Years ago, when it came to news, weather and sports, there were only four stations in town, all who rivaled each other, WRC Channel 4, WTTG Channel 5, WMAL-TV Channel 7 and WTOP Channel 9. Each station competed for viewers, trying to drive up their ratings, which in-turn helped bring in advertisers, subsequently ringing in the cash.
The key for any station general manager, was, and still is, to find great talent to deliver news as if they were your friend. Last month, a stalwart visionary at Channel 4, a man who became a beat reporter, anchor, and friend to all of us for the past 45 years, Jim Vance, passed away from cancer.

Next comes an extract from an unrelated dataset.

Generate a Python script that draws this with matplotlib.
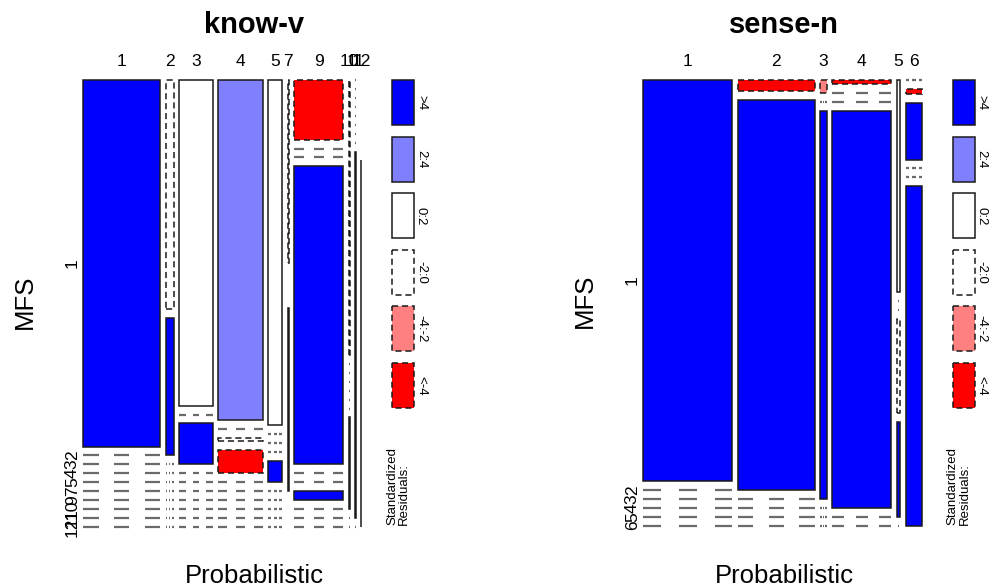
import numpy as np
import matplotlib.pyplot as plt
from matplotlib.patches import Rectangle

plt.rcParams['font.family'] = ['Liberation Sans', 'DejaVu Sans']

################## contingency tables (rows = MFS, columns = Probabilistic) ##########

know_prob = ['1', '2', '3', '4', '5', '7', '9', '10', '11', '12']
know_mfs = ['1', '2', '3', '4', '5', '7', '9', '10', '11', '12']
know_counts = np.array([
    [386, 25, 151, 207, 65, 3, 40, 3, 0, 0],
    [0, 15, 0, 0, 0, 0, 0, 0, 0, 0],
    [0, 0, 19, 2, 0, 0, 0, 0, 0, 0],
    [0, 0, 0, 14, 0, 0, 200, 0, 0, 0],
    [0, 0, 0, 0, 4, 0, 0, 0, 0, 0],
    [0, 0, 0, 0, 0, 3, 0, 0, 0, 0],
    [0, 0, 0, 0, 0, 0, 6, 0, 0, 0],
    [0, 0, 0, 0, 0, 0, 0, 1, 0, 0],
    [0, 0, 0, 0, 0, 0, 0, 0, 2, 0],
    [0, 0, 0, 0, 0, 0, 0, 0, 0, 2],
])

sense_prob = ['1', '2', '3', '4', '5', '6']
sense_mfs = ['1', '2', '3', '4', '5', '6']
sense_counts = np.array([
    [424, 10, 1, 3, 9, 0],
    [0, 356, 0, 0, 0, 1],
    [0, 0, 29, 0, 0, 11],
    [0, 0, 0, 278, 4, 0],
    [0, 0, 0, 0, 4, 0],
    [0, 0, 0, 0, 0, 66],
])

# shading classes for the standardized residuals
res_breaks = [-4, -2, 0, 2, 4]
res_labels = ['<-4', '-4:-2', '-2:0', '0:2', '2:4', '>4']
res_colors = ['#FF0000', '#FF8080', '#FFFFFF', '#FFFFFF', '#8080FF', '#0000FF']

W, H = 990, 588
fig = plt.figure(figsize=(W / 100, H / 100), dpi=100)
bg = fig.add_axes([0, 0, 1, 1])
bg.set_xlim(0, W)
bg.set_ylim(H, 0)
bg.axis('off')

dash = (0, (4, 2.5))
edge = '#1a1a1a'


def mosaic(counts, prob, mfs, box, title, cx):
    x0, y0, x1, y1 = box
    ax = fig.add_axes([x0 / W, 1 - y1 / H, (x1 - x0) / W, (y1 - y0) / H])
    ax.set_xlim(0, 1)
    ax.set_ylim(0, 1)
    ax.axis('off')

    n_row, n_col = counts.shape
    total = counts.sum()
    expected = np.outer(counts.sum(1), counts.sum(0)) / total
    resid = (counts - expected) / np.sqrt(expected)
    shade = np.digitize(resid, res_breaks)

    gap = 0.02
    widths = (1 - gap * (n_col - 1)) * counts.sum(0) / total
    lefts = np.concatenate([[0], np.cumsum(widths + gap)[:-1]])

    first_col_mid = None
    for j in range(n_col):
        heights = (1 - gap * (n_row - 1)) * counts[:, j] / counts[:, j].sum()
        tops = 1 - np.concatenate([[0], np.cumsum(heights + gap)[:-1]])
        if j == 0:
            first_col_mid = tops - heights / 2
        for i in range(n_row):
            if counts[i, j] == 0:
                w = widths[j]
                for k in (0, 0.4, 0.8):
                    ax.plot([lefts[j] + k * w, lefts[j] + (k + 0.2) * w],
                            [tops[i], tops[i]], color='0.42', lw=1.6,
                            solid_capstyle='butt', clip_on=False)
                continue
            ls = '-' if resid[i, j] >= 0 else dash
            ax.add_patch(Rectangle((lefts[j], tops[i] - heights[i]), widths[j], heights[i],
                                   facecolor=res_colors[shade[i, j]], edgecolor=edge,
                                   lw=1.1, linestyle=ls, clip_on=False))

    # level labels
    for j in range(n_col):
        ax.text(lefts[j] + widths[j] / 2, 1 + 18 / (y1 - y0), prob[j],
                ha='center', va='center', fontsize=12.5)
    for i in range(n_row):
        ax.text(-11 / (x1 - x0), first_col_mid[i], mfs[i], rotation=90,
                ha='center', va='center', fontsize=12.5)

    bg.text(cx, 25, title, ha='center', va='center', fontsize=21, fontweight='bold')
    bg.text(cx, 583, 'Probabilistic', ha='center', va='baseline', fontsize=18.5)
    bg.text(x0 - 58, (y0 + y1) / 2 - 2, 'MFS', rotation=90, ha='center', va='center',
            fontsize=18.5)

    # residual legend
    lx = x1 + 30.5
    for k in range(6):
        idx = 5 - k
        top = 80 + k * 56.6
        ls = '-' if idx >= 3 else dash
        bg.add_patch(Rectangle((lx, top), 22, 45, facecolor=res_colors[idx],
                               edgecolor=edge, lw=1.1, linestyle=ls))
        bg.text(lx + 29, top + 22.5, res_labels[idx], rotation=270,
                ha='center', va='center', fontsize=9.5)
    bg.text(lx + 6, 525, 'Standardized\nResiduals:', rotation=90,
            ha='left', va='center', fontsize=9.5, linespacing=1.0,
            rotation_mode='anchor')


mosaic(know_counts, know_prob, know_mfs, (83.3, 80, 361.5, 527), 'know-v', 254)
mosaic(sense_counts, sense_prob, sense_mfs, (643.3, 80, 922.3, 525.6), 'sense-n', 784)

fig.savefig('out.png', dpi=100)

Known to many of his friends and colleagues as just ‘Vance’, he was a true Washingtonian when it came to sports, especially in his adopted home town. He embraced our local teams as if they were his own, enjoying wins and grimacing through losses.

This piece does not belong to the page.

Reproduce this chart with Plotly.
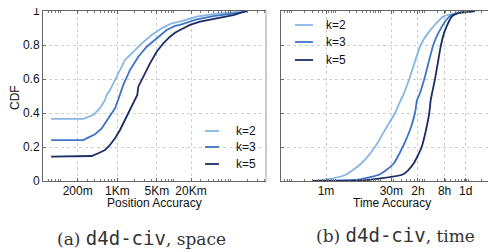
import plotly.graph_objects as go

# the page body has an 8px default margin, so the figure is 8px smaller on each axis
OFF = 8
W, H = 496 - OFF, 252 - OFF

series_names = ["k=2", "k=3", "k=5"]
colors = ["#86b6e2", "#3f75c5", "#1c2c66"]

# ---- Panel (a): position accuracy (metres) ----
pos_k2_x = [68, 251, 377, 495, 607, 650, 743, 911, 1116, 1367, 1917, 2697, 4048, 6080, 9126, 12788, 25220, 49500, 146560, 200000]
pos_k2_y = [0.365, 0.365, 0.388, 0.428, 0.476, 0.506, 0.535, 0.594, 0.653, 0.712, 0.76, 0.81, 0.859, 0.898, 0.928, 0.937, 0.967, 0.982, 0.996, 1.0]

pos_k3_x = [68, 251, 288, 404, 531, 743, 911, 1030, 1116, 1276, 1676, 2348, 3304, 4960, 7448, 10440, 12788, 25220, 49500, 146560, 200000]
pos_k3_y = [0.241, 0.241, 0.251, 0.275, 0.31, 0.388, 0.428, 0.476, 0.506, 0.565, 0.653, 0.731, 0.79, 0.839, 0.888, 0.912, 0.918, 0.951, 0.97, 0.99, 1.0]

pos_k5_x = [68, 353, 462, 607, 743, 911, 1116, 1367, 1676, 1980, 2255, 2348, 2878, 3778, 4960, 6486, 8518, 10440, 12788, 19200, 28840, 56860, 111600, 192400]
pos_k5_y = [0.143, 0.147, 0.163, 0.182, 0.212, 0.251, 0.3, 0.359, 0.418, 0.476, 0.506, 0.555, 0.614, 0.692, 0.76, 0.81, 0.849, 0.872, 0.888, 0.918, 0.937, 0.957, 0.976, 1.0]

pos_tickvals = [200, 1000, 5000, 20000]
pos_ticktext = ["200m", "1Km", "5Km", "20Km"]

# ---- Panel (b): time accuracy (seconds) ----
time_k2_x = [29, 60, 124, 176, 365, 769, 1295, 2179, 2932, 3357, 4585, 8304, 12145, 26928, 64236, 140280]
time_k2_y = [0.0, 0.008, 0.025, 0.04, 0.1, 0.2, 0.3, 0.4, 0.476, 0.506, 0.6, 0.8, 0.87, 0.967, 0.99, 1.0]

time_k3_x = [29, 124, 352, 998, 1994, 3253, 4756, 6171, 6847, 7722, 10020, 16002, 20754, 36804, 64236, 140280]
time_k3_y = [0.0, 0.003, 0.01, 0.04, 0.1, 0.2, 0.3, 0.4, 0.476, 0.506, 0.6, 0.8, 0.87, 0.967, 0.99, 1.0]

time_k5_x = [29, 352, 693, 3357, 5648, 8747, 10945, 12994, 13973, 14718, 17478, 23891, 27930, 32148, 41700, 64236, 140280]
time_k5_y = [0.0, 0.002, 0.01, 0.04, 0.1, 0.2, 0.3, 0.4, 0.476, 0.506, 0.6, 0.8, 0.87, 0.91, 0.967, 0.99, 1.0]

time_tickvals = [60, 1800, 7200, 28800, 86400]
time_ticktext = ["1m", "30m", "2h", "8h", "1d"]

y_tickvals = [0, 0.2, 0.4, 0.6, 0.8, 1]
y_ticktext = ["0", "0.2", "0.4", "0.6", "0.8", "1"]


def px(x):
    return (x - OFF) / W


def py(y):
    return 1 - (y - OFF) / H


fig = go.Figure()

pos_series = [(pos_k2_x, pos_k2_y), (pos_k3_x, pos_k3_y), (pos_k5_x, pos_k5_y)]
time_series = [(time_k2_x, time_k2_y), (time_k3_x, time_k3_y), (time_k5_x, time_k5_y)]

for (xs, ys), c, n in zip(pos_series, colors, series_names):
    fig.add_trace(go.Scatter(x=xs, y=ys, mode="lines", name=n, line=dict(color=c, width=1.8),
                             xaxis="x", yaxis="y", showlegend=False))
for (xs, ys), c, n in zip(time_series, colors, series_names):
    fig.add_trace(go.Scatter(x=xs, y=ys, mode="lines", name=n, line=dict(color=c, width=1.8, shape="spline", smoothing=0.6),
                             xaxis="x2", yaxis="y2", showlegend=False))

minor_vals = [m * 10 ** e for e in range(0, 7) for m in range(1, 10)]

axis_font = dict(family="Liberation Sans, Arial, sans-serif", size=12, color="#111")
common_x = dict(type="log", showline=True, linecolor="#666", linewidth=1, mirror="allticks",
                ticks="inside", ticklen=3, tickcolor="#666", showgrid=True, gridcolor="#cfcfcf",
                griddash="dot", gridwidth=1, tickfont=axis_font, zeroline=False, automargin=False,
                ticklabeloverflow="allow", ticklabelstandoff=-1,
                minor=dict(tickmode="array", tickvals=minor_vals, ticks="inside", ticklen=2,
                           tickcolor="#777", showgrid=False))
common_y = dict(range=[0, 1], tickmode="array", tickvals=y_tickvals, ticktext=y_ticktext,
                showline=True, linecolor="#666", linewidth=1, ticks="inside", ticklen=3,
                tickcolor="#666", showgrid=True, gridcolor="#cfcfcf", griddash="dot", gridwidth=1,
                tickfont=axis_font, zeroline=False, automargin=False, ticklabeloverflow="allow")

x0a, x1a = 43, 266
x0b, x1b = 281, 496
ytop, ybot = 11, 181

fig.update_layout(
    width=W, height=H, margin=dict(l=0, r=0, t=0, b=0, autoexpand=False),
    paper_bgcolor="white", plot_bgcolor="white", showlegend=False,
    xaxis=dict(common_x, domain=[px(x0a), px(x1a)], range=[1.6885, 5.625], tickmode="array",
               tickvals=pos_tickvals, ticktext=pos_ticktext, anchor="y"),
    yaxis=dict(common_y, domain=[py(ybot), py(ytop)], anchor="x", showticklabels=True),
    xaxis2=dict(common_x, domain=[px(x0b), px(x1b)], range=[0.7608, 5.622], tickmode="array",
                tickvals=time_tickvals, ticktext=time_ticktext, anchor="y2"),
    yaxis2=dict(common_y, domain=[py(ybot), py(ytop)], anchor="x2", showticklabels=False),
)

# right border of panel (a)
fig.add_shape(type="line", xref="x domain", yref="y domain", x0=1, x1=1, y0=0, y1=1,
              line=dict(color="#9a9a9a", width=1))

ann = []
# axis titles
ann.append(dict(text="Position Accuracy", x=px(154), y=py(203), xref="paper", yref="paper",
                showarrow=False, font=axis_font, xanchor="center", yanchor="middle"))
ann.append(dict(text="Time Accuracy", x=px(392), y=py(203), xref="paper", yref="paper",
                showarrow=False, font=axis_font, xanchor="center", yanchor="middle"))
ann.append(dict(text="CDF", x=px(15), y=py(98), xref="paper", yref="paper", textangle=-90,
                showarrow=False, font=axis_font, xanchor="center", yanchor="middle"))
# subtitles
mono = '<span style="font-family:\'DejaVu Sans Mono\', monospace; font-size:19px">d4d-civ</span>'
sub_font = dict(family="DejaVu Serif, serif", size=17, color="#333")
ann.append(dict(text="(a) " + mono + ", space", x=px(141), y=py(238), xref="paper", yref="paper",
                showarrow=False, font=sub_font, xanchor="center", yanchor="middle"))
ann.append(dict(text="(b) " + mono + ", time", x=px(395), y=py(235), xref="paper", yref="paper",
                showarrow=False, font=sub_font, xanchor="center", yanchor="middle"))

# manual legends
leg_a_y = [131, 147, 164]
leg_b_y = [25, 42, 60]
for n, c, ya, yb in zip(series_names, colors, leg_a_y, leg_b_y):
    fig.add_shape(type="line", xref="paper", yref="paper", x0=px(205), x1=px(219), y0=py(ya), y1=py(ya),
                  line=dict(color=c, width=1.8))
    ann.append(dict(text=n, x=px(234), y=py(ya), xref="paper", yref="paper", showarrow=False,
                    font=axis_font, xanchor="left", yanchor="middle"))
    fig.add_shape(type="line", xref="paper", yref="paper", x0=px(295), x1=px(313), y0=py(yb), y1=py(yb),
                  line=dict(color=c, width=1.8))
    ann.append(dict(text=n, x=px(324), y=py(yb), xref="paper", yref="paper", showarrow=False,
                    font=axis_font, xanchor="left", yanchor="middle"))

fig.update_layout(annotations=ann)
fig.write_html("out.html")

Ask any sportscaster at Channel 4 and they will all tell you that Jim Vance loved sports, especially our local teams, along with many athletes. Jim Vance’s loving friendship with the late legendary sportscaster, George Michael, fellow anchor, Doreen Gentzler, and weatherman, Bob Ryan, were a part of the chemistry that made Channel 4 ‘must watch’ television.
One of my fondest memories of Jim Vance, of many, was on Sunday, January 31, 1988, right after Super Bowl XXII, at Jack Murphy Stadium, in San Diego. I had taken one of the now-famous huge ‘BASEBALL IN D.C.!’ banners with me into the stadium, much like I had displayed them behind the visitor’s benches at RFK during Redskins home games.
With the excitement of the Redskins winning the Super Bowl, 42-10, over the Denver Broncos, and with quarterback Doug Williams becoming the game’s MVP, I had mistakenly left the banner underneath my seat. By the time I realized it, I was at my car, right outside of the stadium. It took some wrangling (and me becoming twenty bucks lighter in my wallet), but stadium security let me go back in to retrieve the banner.
‘The Murph’ was lit up in all of the splendor of a Super Bowl, but it was virtually empty, except for Jim Vance, a Channel 4 cameraman, and a producer, in the north end zone. I got the banner, and as I was walking with it under my arm, I noticed that Jim was taking a break, smoking a cigarette, taking it all in when I said, “That was one hell of a game, Jim!” He looked up, nodded to me, and said, “Yea, man, you’re right, that was absolutely one hell of a game!”
Walking, with our conversation going, I then said, “You know, we’re missing a great party in Georgetown!” Without missing a beat, Jim said to me, with his jovial infectious laugh, “No, we’re not! Well, at least I’m not!” I then said to him, “There’s going to a huge parade! You going to be there?” where he joyfully responded, “Yes, it will be! You know it! I wouldn’t miss it! I’ll see you at the parade!”
Jim’s smile, his wave, then him pointing to me, all will remain frozen in time in my memory of him at Super Bowl XXII, but that was a just a part of the charm of ‘Vance’, something that he shared with everyone he met when he wanted to connect with you.
Sadly, there might not be another person like Jim Vance in our lifetime, for the man from Ardmore, Pennsylvania was so much ‘one of us’, and the memories of him will always be close to our hearts.
Rest in peace, Jim Vance. May God bless you, always.
Oh, and 45 years of salutes to you, Jim! That truly, my friend, was one hell of a game!